Briefly defined, stock rotation involves adding newer stock to back storage while moving older stock to front storage for easier access. Establishing a successful stock rotation or inventory turn rate is a key part of avoiding waste due to product expiration or spoilage.
4. Cycle Counting
A highly efficient and effective way to maintain accurate inventory counts, cycle counting involves the daily tabulation of small amounts of warehouse inventory, often with the final cumulative objective of tabulating warehouse inventory in its entirety. This can prove especially useful for companies in industries that mandate 100-percent inventory count validations on a periodic basis.
In addition to ultimately boosting the efficiency of full inventory counts, cycle counting helps measure the ongoing success of existing warehouse processes and account for potential sources of error. Cycle counting can occur on an ongoing basis or begin and end on specified dates. Errors found during each cycle count allow warehouse managers to adjust inventory accounting records for accuracy.
5. Process Auditing
In addition to cycle counting, process auditing is a great method of proactive error source identification. For this reason alone, wise inventory managers will conduct objective audits early and often to monitor significant process changes and make process adjustments as needed. While cycle counting focuses on precise inventory numbers, auditing seeks a similar level of precision for inventory processes.

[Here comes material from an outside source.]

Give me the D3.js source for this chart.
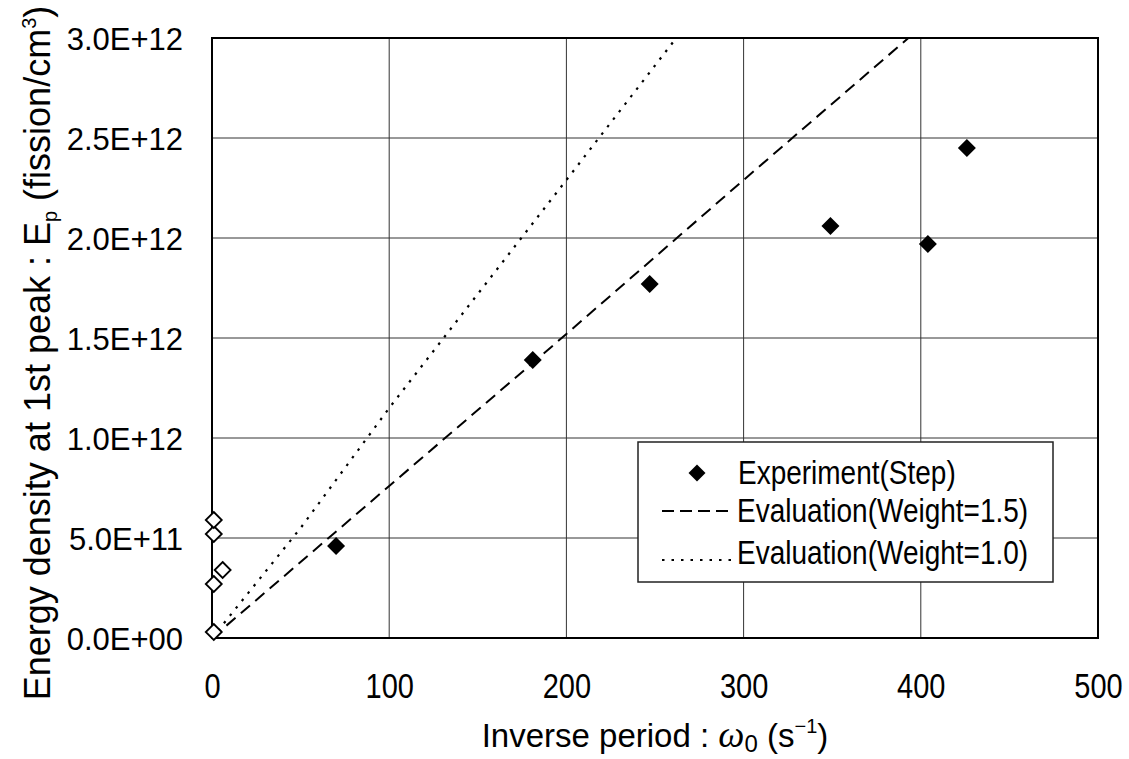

Process auditing is a blanket term that encompasses a broad spectrum of analytical procedures to evaluate an organization’s inventory methods while confirming that its financial records match an accurate count of its physical goods. Organizations should complete process audits at each transactional link in the inventory management chain from receiving to shipping. By paying careful attention to ease of operations at all processing points, inventory managers can dramatically boost efficiency and slash costs.